Do not choose tools based on marketing promises of "automated AI sales." Instead, choose tools that support multi-inbox rotation, offer clean API integrations, and provide transparent data verification options. Sequence your investments by starting with a scrappy, well-configured stack before scaling up your infrastructure.
If you are currently building out your company's go-to-market strategy, alignment between pricing, product positioning, and outreach channels is critical. Review our playbook on The SaaS Founder's Guide to Sustainable GTM to structure your pricing tiers before launching outbound campaigns.
If you are trying to build trust and authority with your target buyers organically, read our guide on How to Sell on Reddit Without Getting Destroyed to learn how to contribute value to community forums before initiating direct cold outreach.
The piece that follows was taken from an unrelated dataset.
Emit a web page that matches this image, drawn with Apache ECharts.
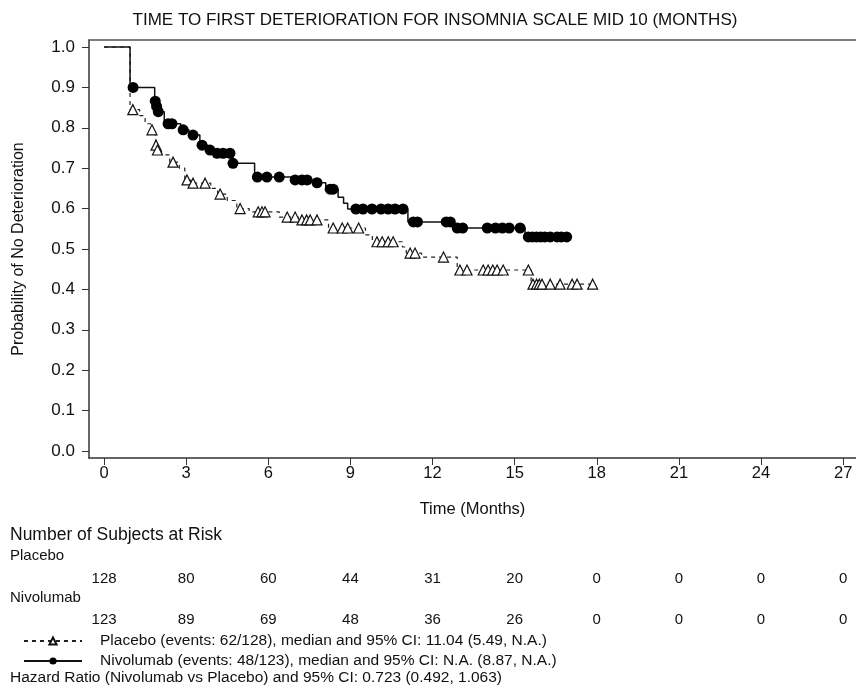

FAQ: Outbound Infrastructure & Deliverability
What is a secondary sending domain?
A secondary sending domain is an alternate domain name that looks similar to your primary domain (e.g., if your primary site is workstak.co, your secondary domains might be getworkstak.com or workstak-app.co). You buy these domains specifically to host the email accounts used for cold outreach, protecting your main business domain from spam flags.
How long does it take to warm up a new email inbox?
You should warm up a new email account for at least 14 to 21 days before sending any outbound campaigns. During the warmup period, automated tools send slow volumes of emails back and forth between network accounts, marking them as important and removing them from spam folders to build domain reputation.
What is the maximum number of emails I should send per inbox per day?
To maintain high deliverability, cap sending at 30 to 40 emails per inbox per day (including warmup messages). If you need to send 400 emails per day, rotate the volume across 10-12 different inboxes rather than sending all of them from a single account.